Information provided:
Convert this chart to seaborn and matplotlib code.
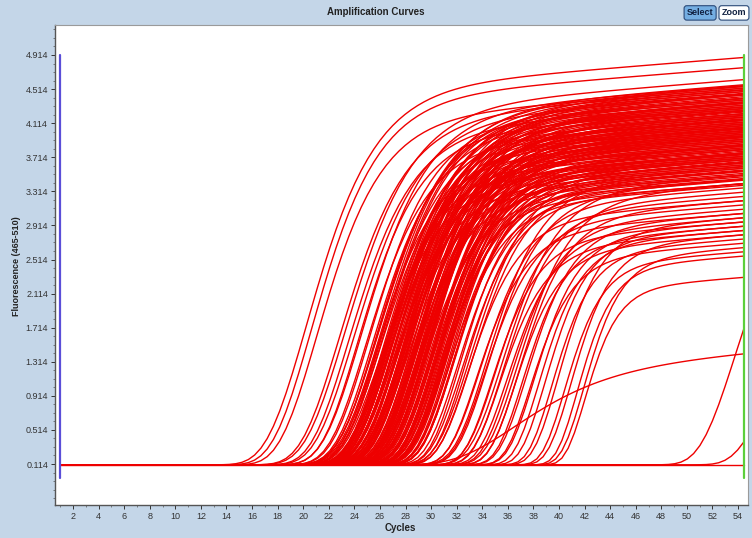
import numpy as np
import pandas as pd
import matplotlib
matplotlib.use('Agg')
import matplotlib.pyplot as plt
from matplotlib.ticker import AutoMinorLocator
import seaborn as sns

# per-well curve parameters:
# ct = cycle of the inflection, plateau = height above baseline at the last cycle,
# width = how many cycles the rise takes
ct = [
    20.2, 20.6, 21.0,
    22.8, 23.2, 23.5, 23.9, 24.2, 24.5, 24.8, 25.1,
    25.4, 25.6, 25.7, 25.9, 26.0, 26.1, 26.2, 26.3, 26.4, 26.5,
    26.6, 26.7, 26.8, 26.9, 27.0, 27.0, 27.1, 27.2, 27.3, 27.4,
    27.5, 27.5, 27.6, 27.7, 27.8, 27.9, 28.0, 28.0, 28.1, 28.2,
    28.3, 28.3, 28.4, 28.5, 28.6, 28.7, 28.8, 28.8, 28.9, 29.0,
    29.1, 29.1, 29.2, 29.3, 29.4, 29.5, 29.5, 29.6, 29.7, 29.8,
    29.9, 30.0, 30.0, 30.1, 30.2, 30.3, 30.4, 30.5, 30.6, 30.7,
    30.8, 30.9, 31.0, 31.1, 31.2, 31.3, 31.5, 31.6, 31.8, 32.0,
    26.2, 26.8, 27.3, 27.9, 28.4, 28.9, 29.4, 29.9, 30.4, 30.9,
    26.5, 27.1, 27.6, 28.1, 28.6, 29.2, 29.7, 30.2, 30.7, 31.4,
    25.8, 26.4, 27.0, 27.6, 28.2, 28.7, 29.3, 29.8, 30.3, 31.0,
    25.6, 26.0, 26.3, 26.7, 27.0, 27.4, 27.7, 28.0, 28.3, 28.6,
    28.9, 29.2, 29.5, 29.8, 30.1, 30.4, 30.7, 31.0, 31.3, 31.7,
    25.9, 26.3, 26.6, 27.0, 27.3, 27.6, 28.0, 28.4, 28.7, 29.0,
    29.4, 29.7, 30.0, 30.3, 30.6, 31.0, 31.4, 31.8, 32.2, 32.6,
    32.4, 32.8, 33.1, 33.5, 33.8, 34.1, 34.4, 34.7, 35.0, 35.3,
    35.6, 35.9, 36.2, 36.5, 36.8, 37.1, 37.4, 37.7, 38.0, 38.4,
    33.0, 34.3, 35.5, 36.7,
    38.9, 39.4, 39.9, 40.4, 40.9, 41.4, 41.9, 42.0,
    36.1, 53.7, 56.2, 60.0,
]
plateau = [
    4.78, 4.66, 4.42,
    4.40, 4.52, 4.25, 4.35, 4.18, 4.45, 4.05, 4.30,
    4.20, 3.85, 4.35, 3.60, 4.05, 4.42, 3.75, 4.15, 3.95, 4.30,
    3.70, 4.10, 4.38, 3.50, 3.90, 4.25, 4.00, 3.65, 4.32, 3.80,
    4.12, 3.45, 4.28, 3.88, 4.02, 3.72, 4.40, 3.58, 4.18, 3.92,
    3.66, 4.22, 3.40, 4.08, 3.84, 4.34, 3.55, 3.98, 4.14, 3.76,
    4.26, 3.62, 3.94, 3.35, 4.06, 3.82, 4.20, 3.48, 3.90, 4.10,
    3.70, 3.52, 4.16, 3.86, 3.30, 4.00, 3.64, 3.78, 3.44, 3.96,
    3.60, 3.38, 3.84, 3.50, 3.72, 3.28, 3.66, 3.42, 3.56, 3.34,
    4.36, 4.04, 3.82, 4.24, 3.68, 4.12, 3.92, 3.58, 3.80, 3.46,
    3.98, 4.30, 3.74, 4.18, 3.54, 3.88, 4.02, 3.62, 3.70, 3.40,
    4.44, 3.96, 4.22, 3.66, 4.08, 3.86, 3.76, 4.04, 3.52, 3.74,
    4.28, 4.46, 3.92, 4.16, 4.40, 3.86, 4.30, 4.06, 4.38, 3.96,
    4.24, 4.12, 3.88, 4.02, 3.94, 3.70, 3.82, 3.66, 3.54, 3.48,
    4.10, 3.74, 4.34, 3.98, 4.20, 4.44, 3.80, 4.26, 3.64, 4.16,
    3.92, 4.08, 3.78, 4.00, 3.86, 3.58, 3.90, 3.62, 3.40, 3.36,
    3.30, 3.10, 3.45, 2.95, 3.25, 3.05, 3.35, 2.85, 3.15, 2.75,
    3.20, 2.90, 3.00, 2.70, 3.10, 2.80, 2.95, 2.60, 2.85, 2.75,
    3.60, 3.50, 3.40, 3.30,
    2.80, 2.65, 2.90, 2.50, 2.70, 2.45, 2.55, 2.20,
    1.32, 3.40, 2.00, 0.00,
]
width = [
    3.1, 3.0, 2.9,
    3.0, 3.1, 2.9, 3.0, 2.8, 3.0, 2.8, 2.9,
    2.9, 2.7, 3.0, 2.8, 2.9, 3.1, 2.7, 2.8, 2.9, 3.0,
    2.6, 2.8, 3.0, 2.7, 2.8, 2.9, 2.7, 2.6, 3.0, 2.8,
    2.9, 2.6, 2.9, 2.8, 2.7, 2.6, 3.0, 2.7, 2.8, 2.7,
    2.6, 2.9, 2.5, 2.8, 2.7, 2.9, 2.6, 2.8, 2.9, 2.6,
    2.9, 2.6, 2.7, 2.5, 2.8, 2.6, 2.9, 2.5, 2.7, 2.8,
    2.6, 2.5, 2.8, 2.7, 2.4, 2.7, 2.6, 2.6, 2.5, 2.7,
    2.5, 2.4, 2.6, 2.5, 2.6, 2.4, 2.5, 2.4, 2.5, 2.4,
    3.0, 2.8, 2.7, 2.9, 2.6, 2.8, 2.7, 2.5, 2.6, 2.5,
    2.8, 3.0, 2.6, 2.9, 2.5, 2.7, 2.8, 2.5, 2.6, 2.4,
    3.1, 2.8, 2.9, 2.6, 2.8, 2.7, 2.6, 2.8, 2.5, 2.6,
    2.9, 3.1, 2.7, 2.8, 3.0, 2.6, 2.9, 2.8, 3.0, 2.7,
    2.9, 2.8, 2.6, 2.7, 2.7, 2.5, 2.6, 2.5, 2.4, 2.4,
    2.8, 2.6, 3.0, 2.7, 2.9, 3.1, 2.6, 2.9, 2.5, 2.8,
    2.7, 2.8, 2.6, 2.7, 2.6, 2.5, 2.6, 2.5, 2.3, 2.3,
    2.4, 2.3, 2.5, 2.2, 2.4, 2.3, 2.4, 2.1, 2.3, 2.1,
    2.3, 2.2, 2.2, 2.0, 2.2, 2.0, 2.1, 1.9, 2.0, 1.9,
    2.6, 2.5, 2.5, 2.4,
    1.9, 1.8, 1.9, 1.7, 1.8, 1.6, 1.7, 1.5,
    4.3, 2.7, 2.5, 1.0,
]
baseline = 0.105
drift = 0.012          # slow rise of the plateau per cycle
last_cycle = 54.45

y_ticks = [0.114, 0.514, 0.914, 1.314, 1.714, 2.114, 2.514, 2.914,
           3.314, 3.714, 4.114, 4.514, 4.914]
x_ticks = list(range(2, 55, 2))

# build long-form table, one row per well and cycle
cycles = np.linspace(1, last_cycle, 110)
rows = []
for i, (c, p, w) in enumerate(zip(ct, plateau, width)):
    amp = (p + drift * (cycles - last_cycle)) * np.exp(-np.exp(-(cycles - c) / w))
    rows.append(pd.DataFrame({'well': i, 'cycle': cycles, 'fluor': baseline + amp}))
df = pd.concat(rows, ignore_index=True)

sns.set_style('white')
plt.rcParams['font.family'] = ['Liberation Sans', 'DejaVu Sans']

bg = '#c4d6e8'
fig = plt.figure(figsize=(7.52, 5.38), dpi=100, facecolor=bg)
ax = fig.add_axes([55 / 752, 33 / 538, 693 / 752, 480 / 538])
ax.set_facecolor('white')

sns.lineplot(data=df, x='cycle', y='fluor', units='well', estimator=None,
             color='#ee0000', lw=1.0, ax=ax, legend=False)

# start / end markers of the analysis window
ax.plot([1, 1], [-0.05, 4.914], color='#5a4ed8', lw=1.6)
ax.plot([last_cycle, last_cycle], [-0.05, 4.914], color='#5ccf3a', lw=1.6)

ax.set_xlim(0.593, 54.78)
ax.set_ylim(-0.367, 5.266)
ax.set_yticks(y_ticks)
ax.set_yticklabels([f'{v:.3f}' for v in y_ticks])
ax.set_xticks(x_ticks)
ax.set_xticklabels([str(v) for v in x_ticks])
ax.yaxis.set_minor_locator(AutoMinorLocator(4))
ax.xaxis.set_minor_locator(AutoMinorLocator(2))
ax.tick_params(axis='both', which='major', direction='out', length=3, width=0.7,
               labelsize=6.5, colors='#333333', left=True, bottom=True, pad=2)
ax.tick_params(axis='both', which='minor', direction='out', length=1.5, width=0.5,
               colors='#555555', left=True, bottom=True)
ax.set_xlabel('')
ax.set_ylabel('')
for side in ['left', 'bottom']:
    ax.spines[side].set_color('#555555')
    ax.spines[side].set_linewidth(1.0)
for side in ['top', 'right']:
    ax.spines[side].set_color('#9a9a9a')
    ax.spines[side].set_linewidth(0.8)

fig.text(0.5, 0.978, 'Amplification Curves', ha='center', va='center',
         fontsize=7, fontweight='bold', color='#222222')
fig.text(0.022, 0.505, 'Fluorescence (465-510)', rotation=90, ha='center', va='center',
         fontsize=6.5, fontweight='bold', color='#222222')
fig.text(0.532, 0.019, 'Cycles', ha='center', va='center',
         fontsize=7, fontweight='bold', color='#222222')

# toolbar buttons
fig.text(0.931, 0.976, 'Select', ha='center', va='center', fontsize=6.5,
         fontweight='bold', color='#102040',
         bbox=dict(boxstyle='round,pad=0.3', facecolor='#74aee2', edgecolor='#2b4a78', lw=0.8))
fig.text(0.976, 0.976, 'Zoom', ha='center', va='center', fontsize=6.5,
         fontweight='bold', color='#102040',
         bbox=dict(boxstyle='round,pad=0.3', facecolor='white', edgecolor='#2b4a78', lw=0.8))

fig.savefig('out.png', dpi=100, facecolor=bg)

What is required: Copy nothing but the lines from the top of the material through the line holding "import seaborn as sns", exactly as written; omit pictures.

The output:
Convert this chart to seaborn and matplotlib code.
import numpy as np
import pandas as pd
import matplotlib
matplotlib.use('Agg')
import matplotlib.pyplot as plt
from matplotlib.ticker import AutoMinorLocator
import seaborn as sns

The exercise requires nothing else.